Quote all lines below exactly. Images stay out.

————

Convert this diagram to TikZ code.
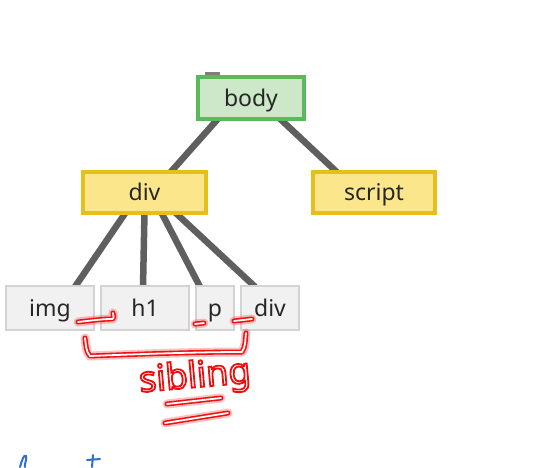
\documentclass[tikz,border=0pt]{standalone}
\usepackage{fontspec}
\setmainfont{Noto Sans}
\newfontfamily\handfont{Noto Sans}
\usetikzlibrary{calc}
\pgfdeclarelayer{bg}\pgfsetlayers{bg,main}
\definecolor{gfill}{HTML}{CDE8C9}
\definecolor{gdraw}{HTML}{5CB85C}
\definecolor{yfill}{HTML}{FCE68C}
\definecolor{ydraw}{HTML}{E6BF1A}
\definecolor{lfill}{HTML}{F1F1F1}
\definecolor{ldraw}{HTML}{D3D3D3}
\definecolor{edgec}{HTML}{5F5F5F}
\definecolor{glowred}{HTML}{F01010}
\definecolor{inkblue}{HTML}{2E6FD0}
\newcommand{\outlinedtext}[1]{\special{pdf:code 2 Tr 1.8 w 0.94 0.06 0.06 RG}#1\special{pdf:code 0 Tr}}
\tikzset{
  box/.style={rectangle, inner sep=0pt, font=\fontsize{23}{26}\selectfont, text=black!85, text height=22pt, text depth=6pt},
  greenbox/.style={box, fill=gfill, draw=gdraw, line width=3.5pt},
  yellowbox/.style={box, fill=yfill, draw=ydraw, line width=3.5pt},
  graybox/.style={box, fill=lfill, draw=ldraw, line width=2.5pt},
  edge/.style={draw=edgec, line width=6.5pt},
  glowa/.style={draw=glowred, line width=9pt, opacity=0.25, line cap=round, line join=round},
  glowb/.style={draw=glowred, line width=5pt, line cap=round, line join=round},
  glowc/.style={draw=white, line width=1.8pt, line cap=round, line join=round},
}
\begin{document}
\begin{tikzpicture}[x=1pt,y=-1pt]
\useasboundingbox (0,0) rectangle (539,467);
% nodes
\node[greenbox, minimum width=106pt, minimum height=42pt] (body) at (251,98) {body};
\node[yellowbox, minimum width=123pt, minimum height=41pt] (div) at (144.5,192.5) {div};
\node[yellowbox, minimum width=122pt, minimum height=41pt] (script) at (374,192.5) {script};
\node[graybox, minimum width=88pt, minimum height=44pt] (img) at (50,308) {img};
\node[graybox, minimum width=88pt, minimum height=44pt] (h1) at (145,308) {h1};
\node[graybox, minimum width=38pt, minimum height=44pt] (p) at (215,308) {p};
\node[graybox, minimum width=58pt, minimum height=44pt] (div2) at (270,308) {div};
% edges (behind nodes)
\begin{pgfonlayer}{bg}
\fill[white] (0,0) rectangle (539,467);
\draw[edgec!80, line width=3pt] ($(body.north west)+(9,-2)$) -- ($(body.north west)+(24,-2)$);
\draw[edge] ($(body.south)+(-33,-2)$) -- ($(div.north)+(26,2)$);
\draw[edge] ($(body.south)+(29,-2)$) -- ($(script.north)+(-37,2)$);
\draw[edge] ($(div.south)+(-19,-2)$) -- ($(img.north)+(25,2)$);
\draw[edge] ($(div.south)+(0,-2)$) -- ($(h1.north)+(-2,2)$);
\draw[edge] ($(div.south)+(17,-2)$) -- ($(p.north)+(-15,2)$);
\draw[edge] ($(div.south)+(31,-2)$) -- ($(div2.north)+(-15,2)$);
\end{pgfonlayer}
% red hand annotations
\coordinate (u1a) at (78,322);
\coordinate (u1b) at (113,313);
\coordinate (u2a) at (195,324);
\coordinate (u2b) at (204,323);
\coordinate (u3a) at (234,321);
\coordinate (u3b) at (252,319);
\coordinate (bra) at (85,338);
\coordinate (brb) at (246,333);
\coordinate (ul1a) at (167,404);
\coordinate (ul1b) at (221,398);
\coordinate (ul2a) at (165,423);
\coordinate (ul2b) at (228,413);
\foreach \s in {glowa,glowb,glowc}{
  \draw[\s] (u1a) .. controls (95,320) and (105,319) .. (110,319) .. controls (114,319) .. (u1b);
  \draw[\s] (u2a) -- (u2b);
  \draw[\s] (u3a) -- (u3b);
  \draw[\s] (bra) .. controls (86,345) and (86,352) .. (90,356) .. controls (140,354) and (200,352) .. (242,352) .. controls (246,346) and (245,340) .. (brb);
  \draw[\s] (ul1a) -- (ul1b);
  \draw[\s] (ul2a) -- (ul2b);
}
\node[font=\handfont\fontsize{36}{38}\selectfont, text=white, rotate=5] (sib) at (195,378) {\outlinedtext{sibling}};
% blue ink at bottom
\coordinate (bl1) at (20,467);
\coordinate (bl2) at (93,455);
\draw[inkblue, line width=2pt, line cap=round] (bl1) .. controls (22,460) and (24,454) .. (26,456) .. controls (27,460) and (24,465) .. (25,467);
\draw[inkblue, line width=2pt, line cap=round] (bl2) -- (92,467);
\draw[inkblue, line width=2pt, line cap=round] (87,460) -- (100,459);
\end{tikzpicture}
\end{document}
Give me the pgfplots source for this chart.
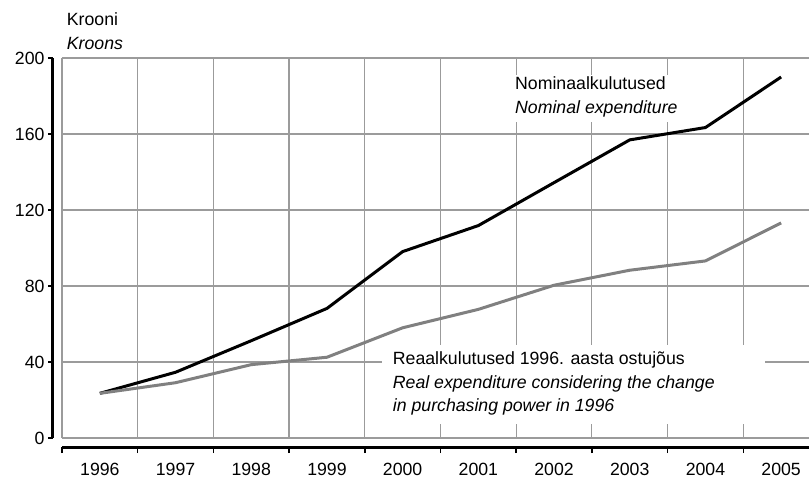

————

» ANSWER IN FULL
Convert this diagram to TikZ code.
\documentclass[tikz,border=0pt]{standalone}
\usepackage{fontspec}
\setmainfont{Noto Sans}
\newfontfamily\handfont{Noto Sans}
\usetikzlibrary{calc}
\pgfdeclarelayer{bg}\pgfsetlayers{bg,main}
\definecolor{gfill}{HTML}{CDE8C9}
\definecolor{gdraw}{HTML}{5CB85C}
\definecolor{yfill}{HTML}{FCE68C}
\definecolor{ydraw}{HTML}{E6BF1A}
\definecolor{lfill}{HTML}{F1F1F1}
\definecolor{ldraw}{HTML}{D3D3D3}
\definecolor{edgec}{HTML}{5F5F5F}
\definecolor{glowred}{HTML}{F01010}
\definecolor{inkblue}{HTML}{2E6FD0}
\newcommand{\outlinedtext}[1]{\special{pdf:code 2 Tr 1.8 w 0.94 0.06 0.06 RG}#1\special{pdf:code 0 Tr}}
\tikzset{
  box/.style={rectangle, inner sep=0pt, font=\fontsize{23}{26}\selectfont, text=black!85, text height=22pt, text depth=6pt},
  greenbox/.style={box, fill=gfill, draw=gdraw, line width=3.5pt},
  yellowbox/.style={box, fill=yfill, draw=ydraw, line width=3.5pt},
  graybox/.style={box, fill=lfill, draw=ldraw, line width=2.5pt},
  edge/.style={draw=edgec, line width=6.5pt},
  glowa/.style={draw=glowred, line width=9pt, opacity=0.25, line cap=round, line join=round},
  glowb/.style={draw=glowred, line width=5pt, line cap=round, line join=round},
  glowc/.style={draw=white, line width=1.8pt, line cap=round, line join=round},
}
\begin{document}
\begin{tikzpicture}[x=1pt,y=-1pt]
\useasboundingbox (0,0) rectangle (539,467);
% nodes
\node[greenbox, minimum width=106pt, minimum height=42pt] (body) at (251,98) {body};
\node[yellowbox, minimum width=123pt, minimum height=41pt] (div) at (144.5,192.5) {div};
\node[yellowbox, minimum width=122pt, minimum height=41pt] (script) at (374,192.5) {script};
\node[graybox, minimum width=88pt, minimum height=44pt] (img) at (50,308) {img};
\node[graybox, minimum width=88pt, minimum height=44pt] (h1) at (145,308) {h1};
\node[graybox, minimum width=38pt, minimum height=44pt] (p) at (215,308) {p};
\node[graybox, minimum width=58pt, minimum height=44pt] (div2) at (270,308) {div};
% edges (behind nodes)
\begin{pgfonlayer}{bg}
\fill[white] (0,0) rectangle (539,467);
\draw[edgec!80, line width=3pt] ($(body.north west)+(9,-2)$) -- ($(body.north west)+(24,-2)$);
\draw[edge] ($(body.south)+(-33,-2)$) -- ($(div.north)+(26,2)$);
\draw[edge] ($(body.south)+(29,-2)$) -- ($(script.north)+(-37,2)$);
\draw[edge] ($(div.south)+(-19,-2)$) -- ($(img.north)+(25,2)$);
\draw[edge] ($(div.south)+(0,-2)$) -- ($(h1.north)+(-2,2)$);
\draw[edge] ($(div.south)+(17,-2)$) -- ($(p.north)+(-15,2)$);
\draw[edge] ($(div.south)+(31,-2)$) -- ($(div2.north)+(-15,2)$);
\end{pgfonlayer}
% red hand annotations
\coordinate (u1a) at (78,322);
\coordinate (u1b) at (113,313);
\coordinate (u2a) at (195,324);
\coordinate (u2b) at (204,323);
\coordinate (u3a) at (234,321);
\coordinate (u3b) at (252,319);
\coordinate (bra) at (85,338);
\coordinate (brb) at (246,333);
\coordinate (ul1a) at (167,404);
\coordinate (ul1b) at (221,398);
\coordinate (ul2a) at (165,423);
\coordinate (ul2b) at (228,413);
\foreach \s in {glowa,glowb,glowc}{
  \draw[\s] (u1a) .. controls (95,320) and (105,319) .. (110,319) .. controls (114,319) .. (u1b);
  \draw[\s] (u2a) -- (u2b);
  \draw[\s] (u3a) -- (u3b);
  \draw[\s] (bra) .. controls (86,345) and (86,352) .. (90,356) .. controls (140,354) and (200,352) .. (242,352) .. controls (246,346) and (245,340) .. (brb);
  \draw[\s] (ul1a) -- (ul1b);
  \draw[\s] (ul2a) -- (ul2b);
}
\node[font=\handfont\fontsize{36}{38}\selectfont, text=white, rotate=5] (sib) at (195,378) {\outlinedtext{sibling}};
% blue ink at bottom
\coordinate (bl1) at (20,467);
\coordinate (bl2) at (93,455);
\draw[inkblue, line width=2pt, line cap=round] (bl1) .. controls (22,460) and (24,454) .. (26,456) .. controls (27,460) and (24,465) .. (25,467);
\draw[inkblue, line width=2pt, line cap=round] (bl2) -- (92,467);
\draw[inkblue, line width=2pt, line cap=round] (87,460) -- (100,459);
\end{tikzpicture}
\end{document}
Give me the pgfplots source for this chart.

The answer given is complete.